*INSTRUCTION*
Repeat each line exactly, leaving nothing out.

*SOURCE EXCERPT*
┄┄┄┄┄┄┄┄┄┄┄┄┄┄┄┄┄┄┄┄
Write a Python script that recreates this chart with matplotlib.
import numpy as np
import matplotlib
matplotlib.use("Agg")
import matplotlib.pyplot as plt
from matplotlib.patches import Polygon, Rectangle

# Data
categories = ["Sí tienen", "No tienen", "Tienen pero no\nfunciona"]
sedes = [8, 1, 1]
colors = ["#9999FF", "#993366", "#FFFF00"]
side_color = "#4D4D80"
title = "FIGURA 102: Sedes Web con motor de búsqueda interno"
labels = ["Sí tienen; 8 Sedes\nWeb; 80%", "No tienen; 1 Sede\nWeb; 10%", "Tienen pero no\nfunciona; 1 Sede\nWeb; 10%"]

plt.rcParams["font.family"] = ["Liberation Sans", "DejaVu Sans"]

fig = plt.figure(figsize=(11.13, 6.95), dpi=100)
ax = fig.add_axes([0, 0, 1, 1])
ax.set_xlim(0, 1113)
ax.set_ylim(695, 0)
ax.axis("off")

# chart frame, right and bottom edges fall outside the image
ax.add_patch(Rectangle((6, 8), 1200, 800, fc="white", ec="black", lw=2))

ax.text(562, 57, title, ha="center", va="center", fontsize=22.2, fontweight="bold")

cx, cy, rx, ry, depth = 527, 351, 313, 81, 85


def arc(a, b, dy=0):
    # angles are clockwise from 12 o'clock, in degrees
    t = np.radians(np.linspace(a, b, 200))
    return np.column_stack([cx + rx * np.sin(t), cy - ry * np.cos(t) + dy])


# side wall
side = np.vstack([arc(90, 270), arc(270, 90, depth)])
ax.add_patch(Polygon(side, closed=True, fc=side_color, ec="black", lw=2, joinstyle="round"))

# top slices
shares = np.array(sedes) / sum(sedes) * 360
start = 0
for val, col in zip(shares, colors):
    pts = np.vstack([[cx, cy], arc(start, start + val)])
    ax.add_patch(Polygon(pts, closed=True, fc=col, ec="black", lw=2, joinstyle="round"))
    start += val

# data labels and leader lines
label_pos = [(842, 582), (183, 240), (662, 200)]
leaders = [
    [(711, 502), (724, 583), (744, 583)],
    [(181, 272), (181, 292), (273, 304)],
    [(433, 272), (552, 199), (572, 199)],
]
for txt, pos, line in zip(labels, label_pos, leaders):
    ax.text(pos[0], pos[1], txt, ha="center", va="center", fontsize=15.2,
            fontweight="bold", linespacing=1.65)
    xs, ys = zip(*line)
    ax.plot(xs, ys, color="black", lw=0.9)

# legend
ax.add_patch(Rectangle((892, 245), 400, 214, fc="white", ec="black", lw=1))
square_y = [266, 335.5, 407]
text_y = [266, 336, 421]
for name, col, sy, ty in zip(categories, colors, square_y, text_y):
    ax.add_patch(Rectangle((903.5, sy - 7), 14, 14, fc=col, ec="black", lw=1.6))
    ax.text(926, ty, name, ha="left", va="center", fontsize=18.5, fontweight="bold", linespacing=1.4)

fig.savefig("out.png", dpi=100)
┄┄┄┄┄┄┄┄┄┄┄┄┄┄┄┄┄┄┄┄
*WORKED ANSWER*
Write a Python script that recreates this chart with matplotlib.
import numpy as np
import matplotlib
matplotlib.use("Agg")
import matplotlib.pyplot as plt
from matplotlib.patches import Polygon, Rectangle

# Data
categories = ["Sí tienen", "No tienen", "Tienen pero no\nfunciona"]
sedes = [8, 1, 1]
colors = ["#9999FF", "#993366", "#FFFF00"]
side_color = "#4D4D80"
title = "FIGURA 102: Sedes Web con motor de búsqueda interno"
labels = ["Sí tienen; 8 Sedes\nWeb; 80%", "No tienen; 1 Sede\nWeb; 10%", "Tienen pero no\nfunciona; 1 Sede\nWeb; 10%"]

plt.rcParams["font.family"] = ["Liberation Sans", "DejaVu Sans"]

fig = plt.figure(figsize=(11.13, 6.95), dpi=100)
ax = fig.add_axes([0, 0, 1, 1])
ax.set_xlim(0, 1113)
ax.set_ylim(695, 0)
ax.axis("off")

# chart frame, right and bottom edges fall outside the image
ax.add_patch(Rectangle((6, 8), 1200, 800, fc="white", ec="black", lw=2))

ax.text(562, 57, title, ha="center", va="center", fontsize=22.2, fontweight="bold")

cx, cy, rx, ry, depth = 527, 351, 313, 81, 85


def arc(a, b, dy=0):
    # angles are clockwise from 12 o'clock, in degrees
    t = np.radians(np.linspace(a, b, 200))
    return np.column_stack([cx + rx * np.sin(t), cy - ry * np.cos(t) + dy])


# side wall
side = np.vstack([arc(90, 270), arc(270, 90, depth)])
ax.add_patch(Polygon(side, closed=True, fc=side_color, ec="black", lw=2, joinstyle="round"))

# top slices
shares = np.array(sedes) / sum(sedes) * 360
start = 0
for val, col in zip(shares, colors):
    pts = np.vstack([[cx, cy], arc(start, start + val)])
    ax.add_patch(Polygon(pts, closed=True, fc=col, ec="black", lw=2, joinstyle="round"))
    start += val

# data labels and leader lines
label_pos = [(842, 582), (183, 240), (662, 200)]
leaders = [
    [(711, 502), (724, 583), (744, 583)],
    [(181, 272), (181, 292), (273, 304)],
    [(433, 272), (552, 199), (572, 199)],
]
for txt, pos, line in zip(labels, label_pos, leaders):
    ax.text(pos[0], pos[1], txt, ha="center", va="center", fontsize=15.2,
            fontweight="bold", linespacing=1.65)
    xs, ys = zip(*line)
    ax.plot(xs, ys, color="black", lw=0.9)

# legend
ax.add_patch(Rectangle((892, 245), 400, 214, fc="white", ec="black", lw=1))
square_y = [266, 335.5, 407]
text_y = [266, 336, 421]
for name, col, sy, ty in zip(categories, colors, square_y, text_y):
    ax.add_patch(Rectangle((903.5, sy - 7), 14, 14, fc=col, ec="black", lw=1.6))
    ax.text(926, ty, name, ha="left", va="center", fontsize=18.5, fontweight="bold", linespacing=1.4)

fig.savefig("out.png", dpi=100)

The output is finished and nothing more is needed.